Jennifer Little, from the Bristol Fair Renting Campaign

"Renting in Bristol, I was faced with a choice; hand over the majority of my income for an adequate room, or sacrifice quality for affordable accommodation in order to save,” said Jennifer Little, from the campaign. “Feeling disempowered, I realised that negative experiences are an accepted part of renting in Bristol with most of us suffering in silence.”

“The Bristol Fair Renting Campaign came together because we have all been personally impacted by the broken renting system, and we need to be heard. We launched the Campaign to build solidarity between renters, expose the realities of renting, and demand urgent change.

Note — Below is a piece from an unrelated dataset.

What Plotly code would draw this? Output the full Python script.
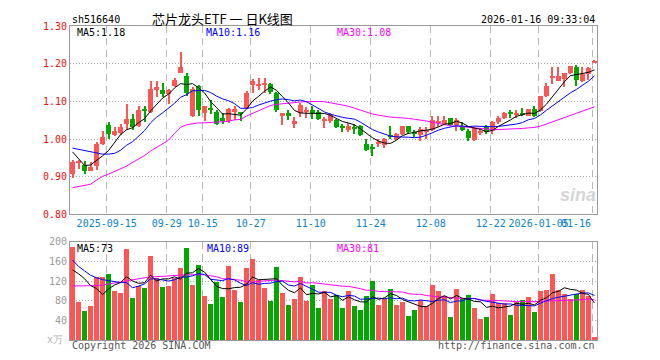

Kate Bower, another campaigner, explained: “A couple of years ago, I found myself unable to rent a home privately, as landlords and letting agents wouldn’t consider me just because I was on benefits. I had a 20 year history of paying rent on time and good references. I eventually moved into a short-term room in a house that was being put up for sale. Being powerless, not knowing if I would have a home or not, I realised the system was broken.

“Too many private renters in Bristol are living in unstable, poor quality accommodation. Some are facing homelessness or being driven out of the city due to out-of-control rents and discrimination. Rents are rising at twice the rate of wages, driving inequality and meaning even full-time work doesn’t guarantee a secure home,” she added.